Part of the charm of a community, weekly newspaper is the ability to have a little fun with the news, but we have to remember to be respectful of people. Stories about deadly situations or circumstances are not the place for bad puns or clever headlines. “10 Dead Near Kellogg’s Factory; ‘Cereal Killer’ Feared” is great for a cheap laugh but not much else.

So, if being too clever is a danger, what if you can’t seem to produce anything? What if you stare at your notes and your screen and nothing happens? It’s an impotent, stupid feeling.  Writer’s block is a horrible feeling. Part of it comes from fear. What if I say something stupid? What if I misunderstood what happened?

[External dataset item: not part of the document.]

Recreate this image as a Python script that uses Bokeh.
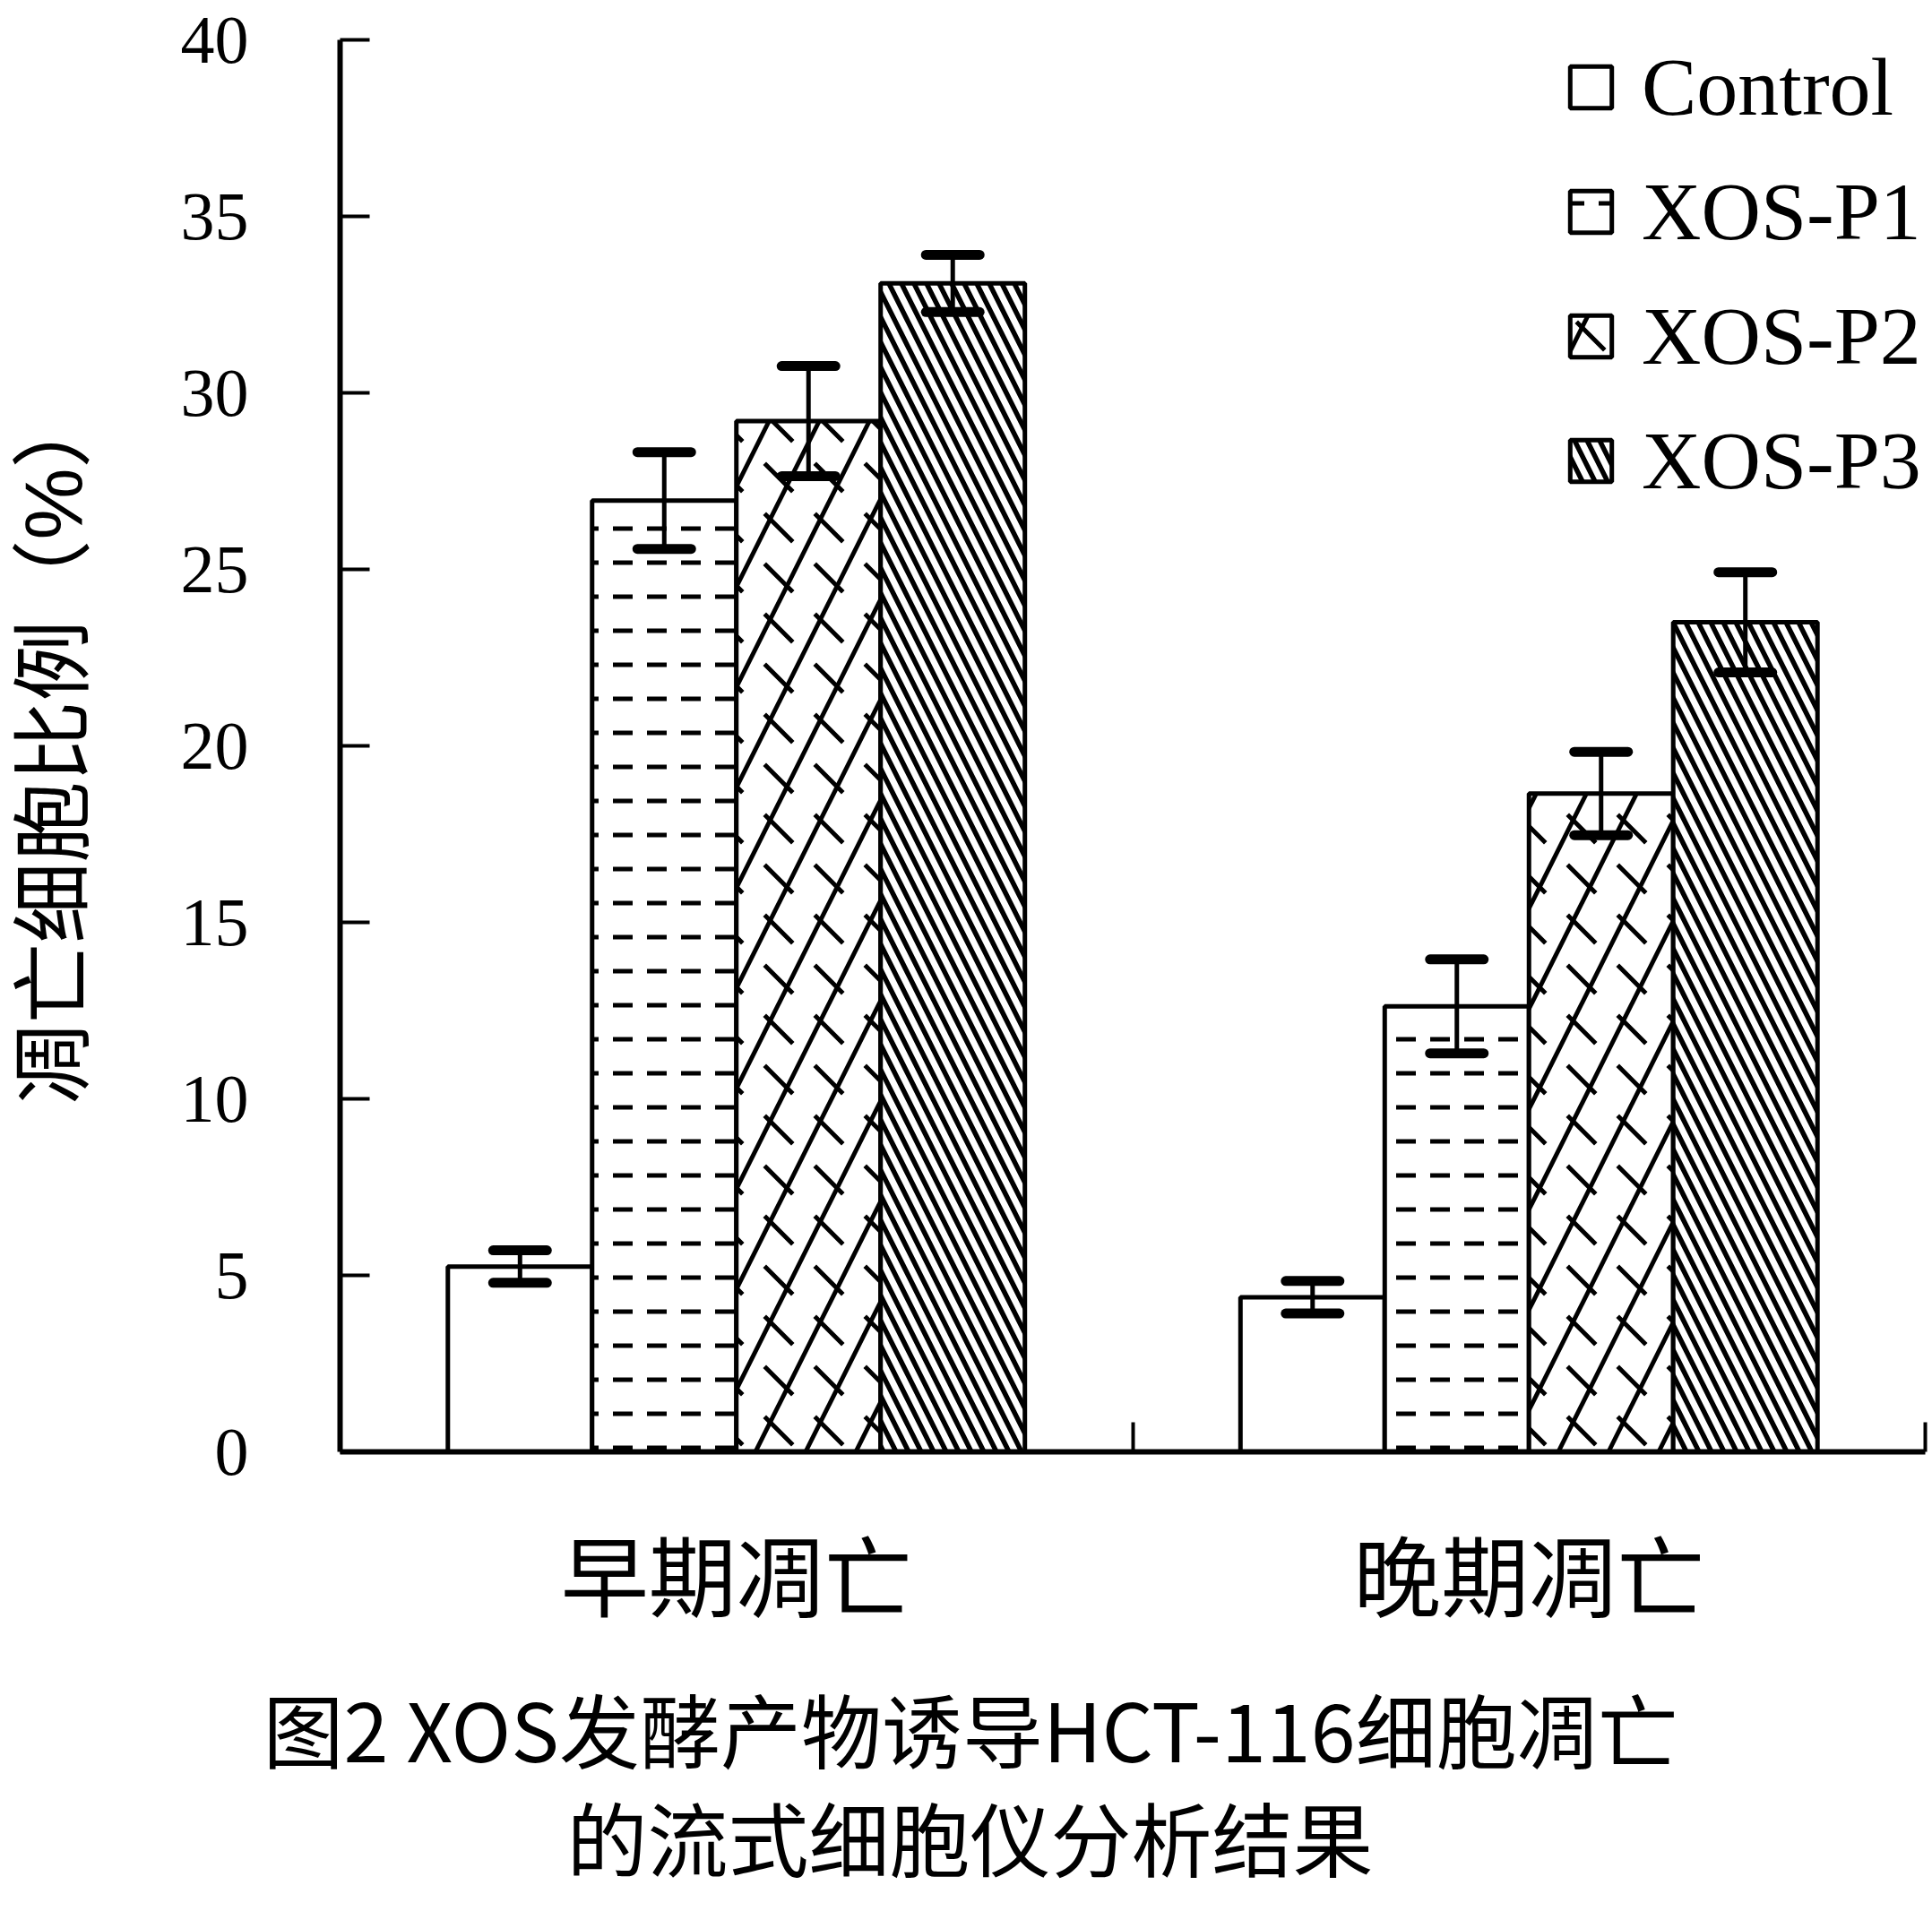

What if someone think I’m a horrible writer? What if someone complains? And, part of writer’s block comes from writers taking themselves too seriously. I figure somewhere around 10,000 people pick up our newspapers every week. Is what I’m producing good enough? Shouldn’t it be better? Why can’t I be perfect?

I finally got over the worst of my writer’s block by realizing what I write doesn’t have to be perfect. It’s ok to screw up a word or a grammar rule on occasion. It’s fine if I don’t have perfect parallel structure or if I let my participle dangle from time to time. Haha. Ha. Snicker. 

While I take my job seriously in that I really feel a heavy burden to accurately record the area’s history and to tell stories well and impartially, copies of the newspaper are recycled in gardens and used as puppy pads and bird cage liners. That’s humbling.

So, write. Lose your fear of expressing yourself. Just write.